Material provided
###

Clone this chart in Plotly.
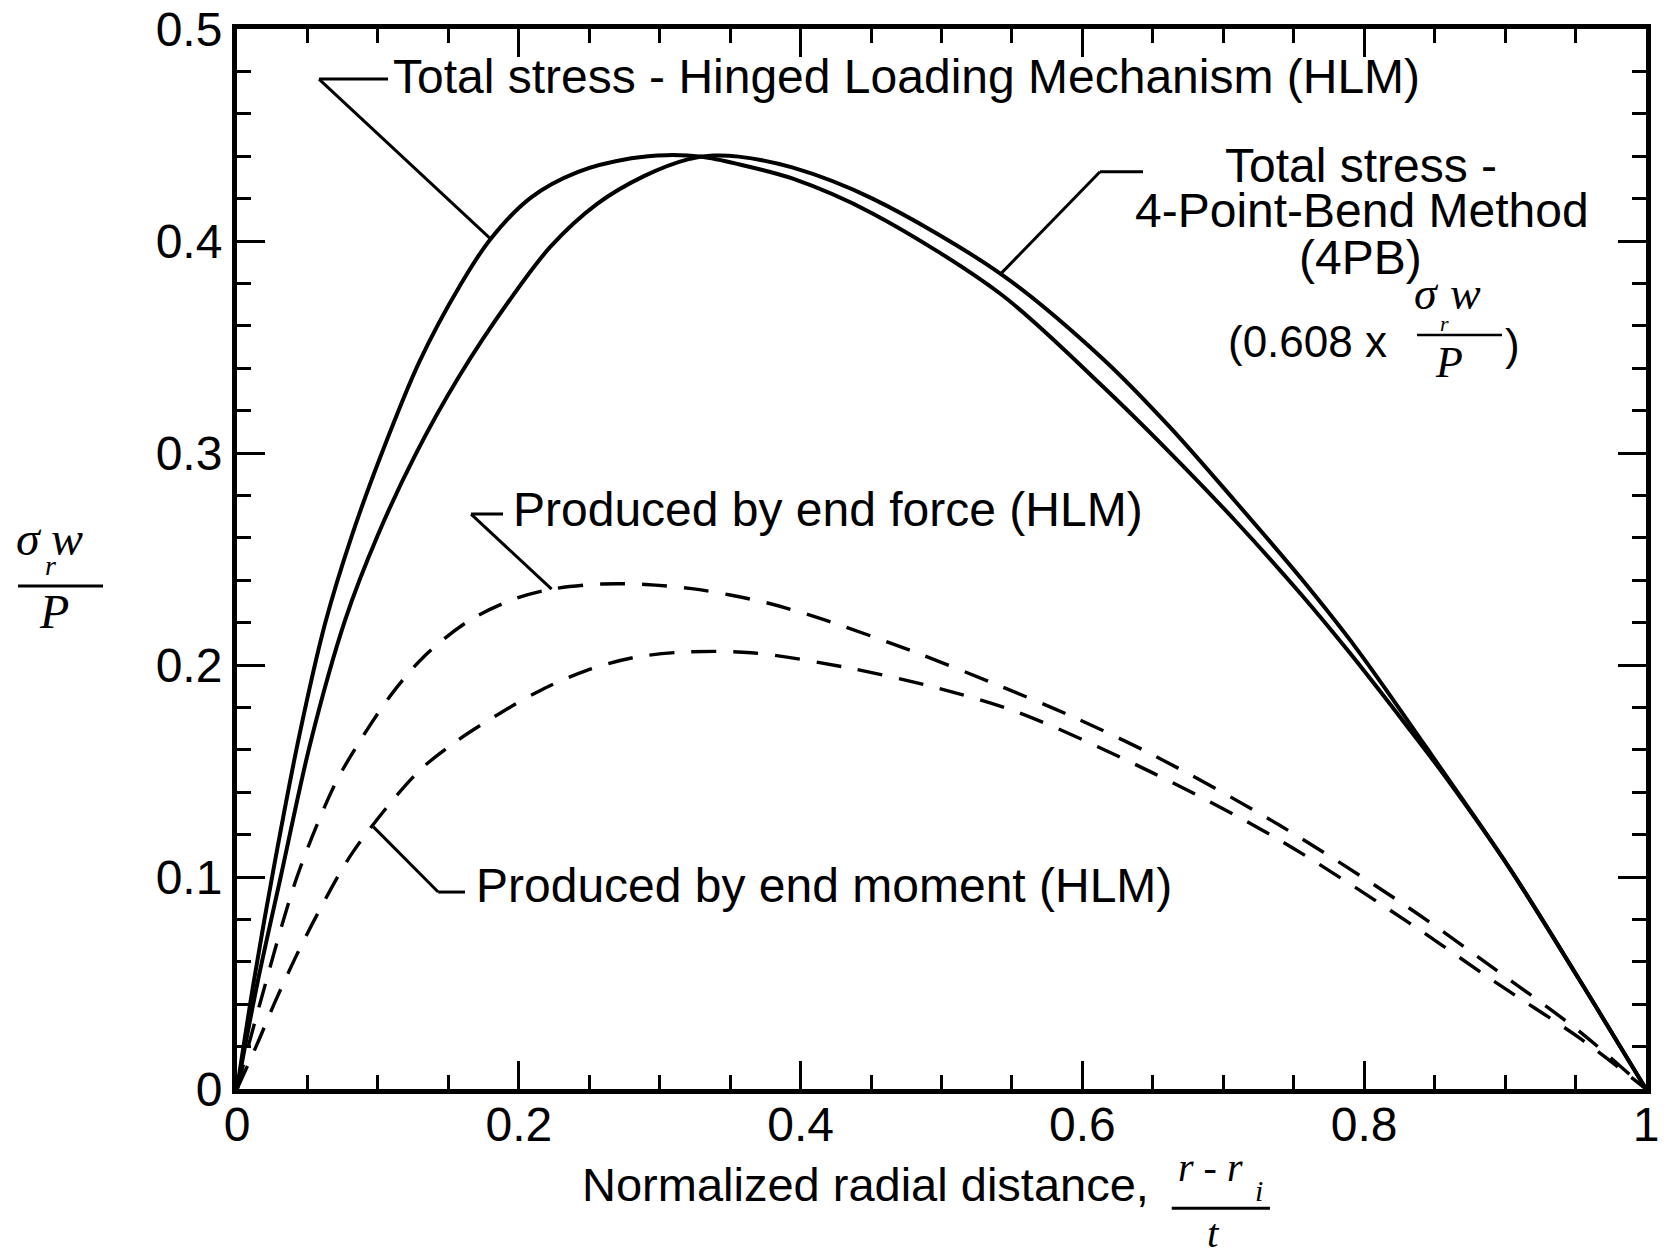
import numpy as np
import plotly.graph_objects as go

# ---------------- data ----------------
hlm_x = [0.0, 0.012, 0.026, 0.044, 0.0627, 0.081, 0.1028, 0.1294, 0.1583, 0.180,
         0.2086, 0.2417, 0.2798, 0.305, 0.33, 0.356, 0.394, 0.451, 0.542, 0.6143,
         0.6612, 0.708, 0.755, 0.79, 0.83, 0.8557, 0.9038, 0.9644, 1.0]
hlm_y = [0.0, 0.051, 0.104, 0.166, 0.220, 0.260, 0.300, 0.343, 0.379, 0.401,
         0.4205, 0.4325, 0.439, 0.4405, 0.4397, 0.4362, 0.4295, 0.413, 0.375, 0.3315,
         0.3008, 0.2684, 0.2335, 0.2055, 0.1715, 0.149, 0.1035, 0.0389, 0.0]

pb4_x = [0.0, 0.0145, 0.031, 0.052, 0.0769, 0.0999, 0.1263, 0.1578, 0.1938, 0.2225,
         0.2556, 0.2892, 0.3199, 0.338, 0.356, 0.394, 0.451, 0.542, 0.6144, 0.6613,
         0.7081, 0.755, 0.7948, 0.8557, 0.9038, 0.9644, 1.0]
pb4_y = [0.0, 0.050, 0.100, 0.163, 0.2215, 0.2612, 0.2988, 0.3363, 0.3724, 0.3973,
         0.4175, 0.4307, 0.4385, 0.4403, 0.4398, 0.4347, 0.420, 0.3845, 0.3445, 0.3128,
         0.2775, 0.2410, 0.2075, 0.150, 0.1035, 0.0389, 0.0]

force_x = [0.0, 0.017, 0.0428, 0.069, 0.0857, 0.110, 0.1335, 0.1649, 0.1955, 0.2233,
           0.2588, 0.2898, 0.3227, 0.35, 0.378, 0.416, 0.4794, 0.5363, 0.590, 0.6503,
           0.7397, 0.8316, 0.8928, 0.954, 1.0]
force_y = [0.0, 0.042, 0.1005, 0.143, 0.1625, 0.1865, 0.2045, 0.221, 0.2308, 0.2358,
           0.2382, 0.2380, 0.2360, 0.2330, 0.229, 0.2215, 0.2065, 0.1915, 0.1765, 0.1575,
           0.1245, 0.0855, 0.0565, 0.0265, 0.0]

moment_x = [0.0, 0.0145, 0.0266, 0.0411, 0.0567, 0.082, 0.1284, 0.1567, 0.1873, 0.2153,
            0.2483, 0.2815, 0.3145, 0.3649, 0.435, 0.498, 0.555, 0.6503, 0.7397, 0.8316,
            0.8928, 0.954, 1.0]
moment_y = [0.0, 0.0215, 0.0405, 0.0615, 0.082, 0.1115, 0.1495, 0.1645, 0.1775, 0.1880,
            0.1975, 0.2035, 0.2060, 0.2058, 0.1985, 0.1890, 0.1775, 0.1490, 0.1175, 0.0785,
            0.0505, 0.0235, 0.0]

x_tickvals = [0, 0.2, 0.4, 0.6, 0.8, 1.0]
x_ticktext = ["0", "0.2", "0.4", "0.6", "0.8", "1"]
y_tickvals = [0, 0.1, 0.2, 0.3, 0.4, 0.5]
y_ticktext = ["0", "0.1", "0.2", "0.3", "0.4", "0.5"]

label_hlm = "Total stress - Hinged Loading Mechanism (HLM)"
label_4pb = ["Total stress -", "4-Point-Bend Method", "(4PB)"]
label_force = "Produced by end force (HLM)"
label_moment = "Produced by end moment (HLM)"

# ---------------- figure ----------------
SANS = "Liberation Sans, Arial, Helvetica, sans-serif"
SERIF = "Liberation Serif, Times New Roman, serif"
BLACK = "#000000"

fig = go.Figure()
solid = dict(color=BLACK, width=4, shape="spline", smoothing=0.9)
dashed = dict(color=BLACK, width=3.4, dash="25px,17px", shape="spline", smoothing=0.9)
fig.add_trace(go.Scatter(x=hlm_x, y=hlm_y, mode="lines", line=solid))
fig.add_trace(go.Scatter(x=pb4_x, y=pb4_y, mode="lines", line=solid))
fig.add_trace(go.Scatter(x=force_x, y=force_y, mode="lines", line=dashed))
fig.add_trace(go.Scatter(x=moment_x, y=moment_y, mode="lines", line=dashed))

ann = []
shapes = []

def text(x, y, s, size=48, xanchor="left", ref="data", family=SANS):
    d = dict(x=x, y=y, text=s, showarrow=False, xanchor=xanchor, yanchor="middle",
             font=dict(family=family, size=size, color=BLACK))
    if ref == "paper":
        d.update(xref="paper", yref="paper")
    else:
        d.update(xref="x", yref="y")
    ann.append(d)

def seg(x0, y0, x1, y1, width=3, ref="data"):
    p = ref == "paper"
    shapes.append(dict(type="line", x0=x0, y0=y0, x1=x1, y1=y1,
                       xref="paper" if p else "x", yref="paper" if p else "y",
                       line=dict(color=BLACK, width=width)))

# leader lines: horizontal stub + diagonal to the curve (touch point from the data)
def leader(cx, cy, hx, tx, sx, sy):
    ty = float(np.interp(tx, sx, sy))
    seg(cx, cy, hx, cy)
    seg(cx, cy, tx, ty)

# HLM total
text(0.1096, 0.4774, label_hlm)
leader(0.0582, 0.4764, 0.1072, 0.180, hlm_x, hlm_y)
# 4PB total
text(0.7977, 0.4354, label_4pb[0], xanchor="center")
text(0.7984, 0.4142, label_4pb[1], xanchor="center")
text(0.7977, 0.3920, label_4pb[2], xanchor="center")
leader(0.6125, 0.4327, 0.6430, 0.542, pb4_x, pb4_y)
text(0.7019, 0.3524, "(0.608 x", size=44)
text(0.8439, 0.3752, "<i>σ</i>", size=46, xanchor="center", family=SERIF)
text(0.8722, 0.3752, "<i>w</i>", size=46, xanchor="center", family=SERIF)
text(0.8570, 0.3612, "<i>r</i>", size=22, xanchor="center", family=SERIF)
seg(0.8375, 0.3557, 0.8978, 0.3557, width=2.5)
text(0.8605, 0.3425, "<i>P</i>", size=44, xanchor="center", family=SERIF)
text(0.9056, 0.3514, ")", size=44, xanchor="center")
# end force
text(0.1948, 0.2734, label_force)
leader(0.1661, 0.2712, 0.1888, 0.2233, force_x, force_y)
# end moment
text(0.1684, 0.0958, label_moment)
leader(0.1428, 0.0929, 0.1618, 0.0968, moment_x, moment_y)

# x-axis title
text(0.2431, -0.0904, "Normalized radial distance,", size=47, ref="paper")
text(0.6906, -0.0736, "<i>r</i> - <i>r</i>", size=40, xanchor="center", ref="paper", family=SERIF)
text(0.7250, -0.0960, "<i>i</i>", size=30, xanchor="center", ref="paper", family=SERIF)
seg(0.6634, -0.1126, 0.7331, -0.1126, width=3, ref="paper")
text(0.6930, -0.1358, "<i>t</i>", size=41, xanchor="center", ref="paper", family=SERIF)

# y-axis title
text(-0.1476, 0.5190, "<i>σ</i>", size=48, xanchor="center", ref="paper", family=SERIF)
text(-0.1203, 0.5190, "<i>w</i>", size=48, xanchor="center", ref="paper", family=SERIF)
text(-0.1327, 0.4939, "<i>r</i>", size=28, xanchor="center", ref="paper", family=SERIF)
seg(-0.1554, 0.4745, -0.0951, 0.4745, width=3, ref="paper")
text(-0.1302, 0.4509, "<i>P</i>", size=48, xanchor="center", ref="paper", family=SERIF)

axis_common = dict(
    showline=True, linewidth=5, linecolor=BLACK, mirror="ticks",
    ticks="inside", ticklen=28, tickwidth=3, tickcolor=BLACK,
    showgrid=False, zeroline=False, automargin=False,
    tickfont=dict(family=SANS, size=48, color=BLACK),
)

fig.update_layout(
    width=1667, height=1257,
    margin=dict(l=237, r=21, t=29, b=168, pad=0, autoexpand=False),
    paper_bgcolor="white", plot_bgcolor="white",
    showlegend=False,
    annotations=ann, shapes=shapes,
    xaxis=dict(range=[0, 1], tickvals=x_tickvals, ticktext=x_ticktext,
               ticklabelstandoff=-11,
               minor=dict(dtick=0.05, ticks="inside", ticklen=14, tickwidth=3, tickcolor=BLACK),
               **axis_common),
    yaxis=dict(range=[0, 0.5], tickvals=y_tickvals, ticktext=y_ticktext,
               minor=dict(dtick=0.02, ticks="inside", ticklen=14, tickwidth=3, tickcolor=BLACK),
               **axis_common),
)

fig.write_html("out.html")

###

Given request
Up to and including the line containing "0.1245, 0.0855, 0.0565, 0.0265, 0.0]", repeat every line from the start of the data, but none of the pictures.

Solution
Clone this chart in Plotly.
import numpy as np
import plotly.graph_objects as go

# ---------------- data ----------------
hlm_x = [0.0, 0.012, 0.026, 0.044, 0.0627, 0.081, 0.1028, 0.1294, 0.1583, 0.180,
         0.2086, 0.2417, 0.2798, 0.305, 0.33, 0.356, 0.394, 0.451, 0.542, 0.6143,
         0.6612, 0.708, 0.755, 0.79, 0.83, 0.8557, 0.9038, 0.9644, 1.0]
hlm_y = [0.0, 0.051, 0.104, 0.166, 0.220, 0.260, 0.300, 0.343, 0.379, 0.401,
         0.4205, 0.4325, 0.439, 0.4405, 0.4397, 0.4362, 0.4295, 0.413, 0.375, 0.3315,
         0.3008, 0.2684, 0.2335, 0.2055, 0.1715, 0.149, 0.1035, 0.0389, 0.0]

pb4_x = [0.0, 0.0145, 0.031, 0.052, 0.0769, 0.0999, 0.1263, 0.1578, 0.1938, 0.2225,
         0.2556, 0.2892, 0.3199, 0.338, 0.356, 0.394, 0.451, 0.542, 0.6144, 0.6613,
         0.7081, 0.755, 0.7948, 0.8557, 0.9038, 0.9644, 1.0]
pb4_y = [0.0, 0.050, 0.100, 0.163, 0.2215, 0.2612, 0.2988, 0.3363, 0.3724, 0.3973,
         0.4175, 0.4307, 0.4385, 0.4403, 0.4398, 0.4347, 0.420, 0.3845, 0.3445, 0.3128,
         0.2775, 0.2410, 0.2075, 0.150, 0.1035, 0.0389, 0.0]

force_x = [0.0, 0.017, 0.0428, 0.069, 0.0857, 0.110, 0.1335, 0.1649, 0.1955, 0.2233,
           0.2588, 0.2898, 0.3227, 0.35, 0.378, 0.416, 0.4794, 0.5363, 0.590, 0.6503,
           0.7397, 0.8316, 0.8928, 0.954, 1.0]
force_y = [0.0, 0.042, 0.1005, 0.143, 0.1625, 0.1865, 0.2045, 0.221, 0.2308, 0.2358,
           0.2382, 0.2380, 0.2360, 0.2330, 0.229, 0.2215, 0.2065, 0.1915, 0.1765, 0.1575,
           0.1245, 0.0855, 0.0565, 0.0265, 0.0]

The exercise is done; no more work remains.